Data supplied:
■ ■ ■ ■ ■ ■ ■

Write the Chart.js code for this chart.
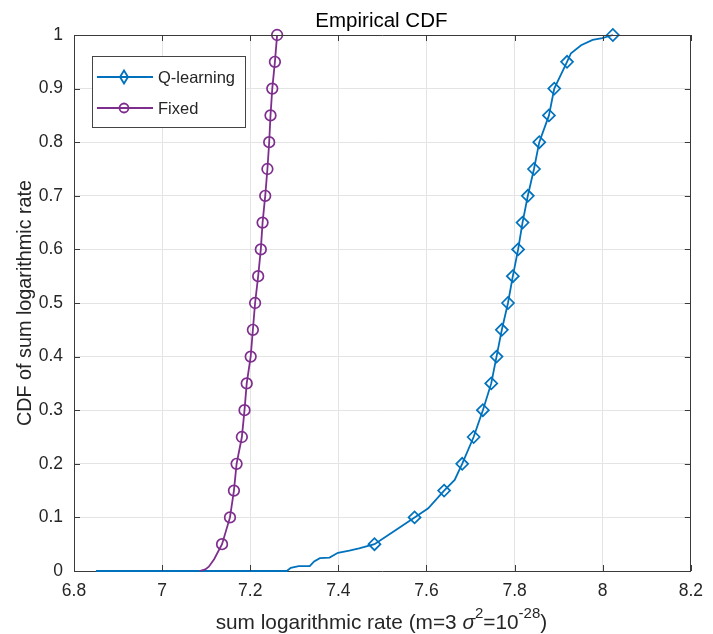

■ ■ ■ ■ ■ ■ ■

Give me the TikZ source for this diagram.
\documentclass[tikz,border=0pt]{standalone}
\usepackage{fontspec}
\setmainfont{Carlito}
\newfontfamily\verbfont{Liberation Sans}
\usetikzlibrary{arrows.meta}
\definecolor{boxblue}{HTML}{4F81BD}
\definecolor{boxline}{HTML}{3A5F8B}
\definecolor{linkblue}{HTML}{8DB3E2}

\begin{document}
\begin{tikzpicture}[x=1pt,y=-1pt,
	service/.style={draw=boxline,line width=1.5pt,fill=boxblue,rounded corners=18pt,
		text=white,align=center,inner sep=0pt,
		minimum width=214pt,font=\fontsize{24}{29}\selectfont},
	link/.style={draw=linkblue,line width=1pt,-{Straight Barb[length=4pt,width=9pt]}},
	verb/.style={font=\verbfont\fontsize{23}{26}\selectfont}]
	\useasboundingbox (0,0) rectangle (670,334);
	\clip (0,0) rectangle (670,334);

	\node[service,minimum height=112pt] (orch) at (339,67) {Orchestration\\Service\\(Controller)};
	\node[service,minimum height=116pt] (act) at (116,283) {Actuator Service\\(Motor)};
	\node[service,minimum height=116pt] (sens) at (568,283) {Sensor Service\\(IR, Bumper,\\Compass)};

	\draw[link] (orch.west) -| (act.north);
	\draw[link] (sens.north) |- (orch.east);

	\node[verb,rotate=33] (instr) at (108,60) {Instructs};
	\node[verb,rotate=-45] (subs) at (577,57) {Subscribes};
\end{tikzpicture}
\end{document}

■ ■ ■ ■ ■ ■ ■

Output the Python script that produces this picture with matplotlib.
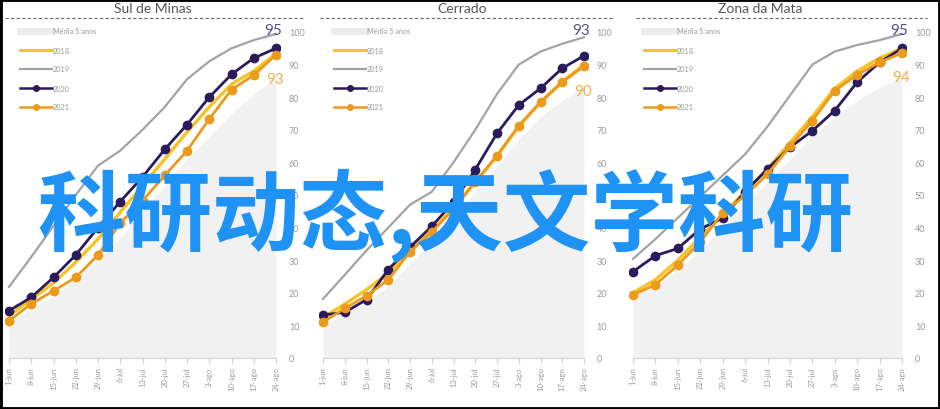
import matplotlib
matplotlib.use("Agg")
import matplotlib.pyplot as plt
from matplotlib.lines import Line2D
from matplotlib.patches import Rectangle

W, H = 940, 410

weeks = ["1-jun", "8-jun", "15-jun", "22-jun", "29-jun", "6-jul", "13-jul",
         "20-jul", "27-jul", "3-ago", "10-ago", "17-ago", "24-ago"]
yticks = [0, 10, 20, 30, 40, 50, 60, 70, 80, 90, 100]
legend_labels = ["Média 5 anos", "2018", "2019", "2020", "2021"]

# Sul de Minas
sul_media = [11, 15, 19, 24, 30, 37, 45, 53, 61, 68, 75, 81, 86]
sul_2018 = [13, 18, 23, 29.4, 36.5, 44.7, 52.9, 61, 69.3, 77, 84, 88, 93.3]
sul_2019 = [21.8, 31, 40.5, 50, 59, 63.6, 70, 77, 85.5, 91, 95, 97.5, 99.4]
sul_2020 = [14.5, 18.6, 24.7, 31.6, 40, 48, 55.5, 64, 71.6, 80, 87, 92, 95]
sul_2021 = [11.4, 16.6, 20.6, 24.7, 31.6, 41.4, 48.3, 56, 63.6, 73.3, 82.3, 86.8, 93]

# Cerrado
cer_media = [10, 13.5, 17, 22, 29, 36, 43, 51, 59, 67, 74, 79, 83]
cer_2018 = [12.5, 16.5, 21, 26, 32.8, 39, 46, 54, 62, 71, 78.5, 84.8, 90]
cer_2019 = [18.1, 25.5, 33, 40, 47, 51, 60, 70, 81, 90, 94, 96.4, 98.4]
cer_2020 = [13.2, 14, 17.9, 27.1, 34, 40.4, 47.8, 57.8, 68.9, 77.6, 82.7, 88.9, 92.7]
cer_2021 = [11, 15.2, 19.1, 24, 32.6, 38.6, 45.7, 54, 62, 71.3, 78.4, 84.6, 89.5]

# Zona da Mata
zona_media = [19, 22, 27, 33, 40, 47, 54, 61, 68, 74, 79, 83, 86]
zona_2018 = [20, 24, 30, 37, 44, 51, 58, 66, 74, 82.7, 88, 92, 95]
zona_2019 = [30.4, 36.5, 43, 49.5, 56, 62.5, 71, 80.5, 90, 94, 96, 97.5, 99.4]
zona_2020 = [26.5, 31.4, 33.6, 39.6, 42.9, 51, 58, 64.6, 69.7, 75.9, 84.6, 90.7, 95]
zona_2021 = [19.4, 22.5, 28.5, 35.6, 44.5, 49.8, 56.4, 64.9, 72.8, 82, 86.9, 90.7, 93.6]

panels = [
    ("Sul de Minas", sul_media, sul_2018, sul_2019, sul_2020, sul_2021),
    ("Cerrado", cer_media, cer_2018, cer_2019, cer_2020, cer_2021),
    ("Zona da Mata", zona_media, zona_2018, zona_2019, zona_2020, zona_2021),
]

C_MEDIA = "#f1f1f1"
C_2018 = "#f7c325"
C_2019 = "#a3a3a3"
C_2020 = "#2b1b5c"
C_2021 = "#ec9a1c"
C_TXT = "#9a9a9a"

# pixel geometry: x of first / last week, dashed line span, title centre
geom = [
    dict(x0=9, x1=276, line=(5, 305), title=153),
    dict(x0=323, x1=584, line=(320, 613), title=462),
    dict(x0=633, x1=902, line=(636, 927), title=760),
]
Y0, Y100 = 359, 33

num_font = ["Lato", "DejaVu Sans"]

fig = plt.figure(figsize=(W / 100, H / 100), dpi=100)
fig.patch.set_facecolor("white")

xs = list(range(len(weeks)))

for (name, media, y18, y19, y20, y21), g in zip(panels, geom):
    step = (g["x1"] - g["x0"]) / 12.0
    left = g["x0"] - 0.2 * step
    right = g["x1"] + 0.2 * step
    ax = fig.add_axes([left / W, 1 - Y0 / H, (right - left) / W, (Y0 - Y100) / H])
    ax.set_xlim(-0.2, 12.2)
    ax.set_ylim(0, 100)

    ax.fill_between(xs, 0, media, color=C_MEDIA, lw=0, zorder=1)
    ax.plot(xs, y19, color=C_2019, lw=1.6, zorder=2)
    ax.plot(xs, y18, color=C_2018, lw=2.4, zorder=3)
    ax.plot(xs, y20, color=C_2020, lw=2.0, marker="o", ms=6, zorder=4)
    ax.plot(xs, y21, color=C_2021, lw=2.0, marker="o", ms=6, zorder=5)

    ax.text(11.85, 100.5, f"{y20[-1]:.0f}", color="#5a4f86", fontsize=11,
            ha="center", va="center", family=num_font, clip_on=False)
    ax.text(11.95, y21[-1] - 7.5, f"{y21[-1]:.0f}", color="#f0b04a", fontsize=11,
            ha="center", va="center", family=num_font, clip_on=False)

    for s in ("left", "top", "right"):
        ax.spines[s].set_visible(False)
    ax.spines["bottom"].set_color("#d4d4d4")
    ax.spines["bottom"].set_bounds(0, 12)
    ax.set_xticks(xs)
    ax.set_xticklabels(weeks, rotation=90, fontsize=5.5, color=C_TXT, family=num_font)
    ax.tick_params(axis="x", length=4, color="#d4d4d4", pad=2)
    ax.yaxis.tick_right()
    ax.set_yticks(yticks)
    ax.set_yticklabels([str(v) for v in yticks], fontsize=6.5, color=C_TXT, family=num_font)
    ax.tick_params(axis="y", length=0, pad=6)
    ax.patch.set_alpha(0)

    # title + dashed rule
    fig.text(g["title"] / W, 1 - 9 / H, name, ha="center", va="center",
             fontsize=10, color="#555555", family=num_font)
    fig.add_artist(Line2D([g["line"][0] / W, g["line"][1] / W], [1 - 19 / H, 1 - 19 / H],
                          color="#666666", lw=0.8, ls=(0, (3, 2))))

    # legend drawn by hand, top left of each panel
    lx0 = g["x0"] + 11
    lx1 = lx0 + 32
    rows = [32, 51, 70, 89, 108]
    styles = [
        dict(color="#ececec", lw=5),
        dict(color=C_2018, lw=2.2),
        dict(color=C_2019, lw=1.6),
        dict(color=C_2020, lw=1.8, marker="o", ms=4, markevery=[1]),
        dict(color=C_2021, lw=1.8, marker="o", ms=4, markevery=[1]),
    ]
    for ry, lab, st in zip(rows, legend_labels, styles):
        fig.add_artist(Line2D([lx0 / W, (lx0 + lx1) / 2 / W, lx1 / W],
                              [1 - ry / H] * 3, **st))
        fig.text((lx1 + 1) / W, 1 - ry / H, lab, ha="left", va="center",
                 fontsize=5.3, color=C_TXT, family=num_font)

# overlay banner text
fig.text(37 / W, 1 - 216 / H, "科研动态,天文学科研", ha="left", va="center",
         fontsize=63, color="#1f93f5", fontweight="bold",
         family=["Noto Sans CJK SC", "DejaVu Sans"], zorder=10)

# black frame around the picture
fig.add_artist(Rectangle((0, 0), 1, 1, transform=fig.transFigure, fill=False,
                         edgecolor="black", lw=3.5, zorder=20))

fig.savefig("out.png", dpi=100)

■ ■ ■ ■ ■ ■ ■

Given request: Exclude any pictures, and restate word for word the lines from the one containing "Output the Python" through the one containing "82.3, 86.8, 93]", both included.

Answer to the exercise:
Output the Python script that produces this picture with matplotlib.
import matplotlib
matplotlib.use("Agg")
import matplotlib.pyplot as plt
from matplotlib.lines import Line2D
from matplotlib.patches import Rectangle

W, H = 940, 410

weeks = ["1-jun", "8-jun", "15-jun", "22-jun", "29-jun", "6-jul", "13-jul",
         "20-jul", "27-jul", "3-ago", "10-ago", "17-ago", "24-ago"]
yticks = [0, 10, 20, 30, 40, 50, 60, 70, 80, 90, 100]
legend_labels = ["Média 5 anos", "2018", "2019", "2020", "2021"]

# Sul de Minas
sul_media = [11, 15, 19, 24, 30, 37, 45, 53, 61, 68, 75, 81, 86]
sul_2018 = [13, 18, 23, 29.4, 36.5, 44.7, 52.9, 61, 69.3, 77, 84, 88, 93.3]
sul_2019 = [21.8, 31, 40.5, 50, 59, 63.6, 70, 77, 85.5, 91, 95, 97.5, 99.4]
sul_2020 = [14.5, 18.6, 24.7, 31.6, 40, 48, 55.5, 64, 71.6, 80, 87, 92, 95]
sul_2021 = [11.4, 16.6, 20.6, 24.7, 31.6, 41.4, 48.3, 56, 63.6, 73.3, 82.3, 86.8, 93]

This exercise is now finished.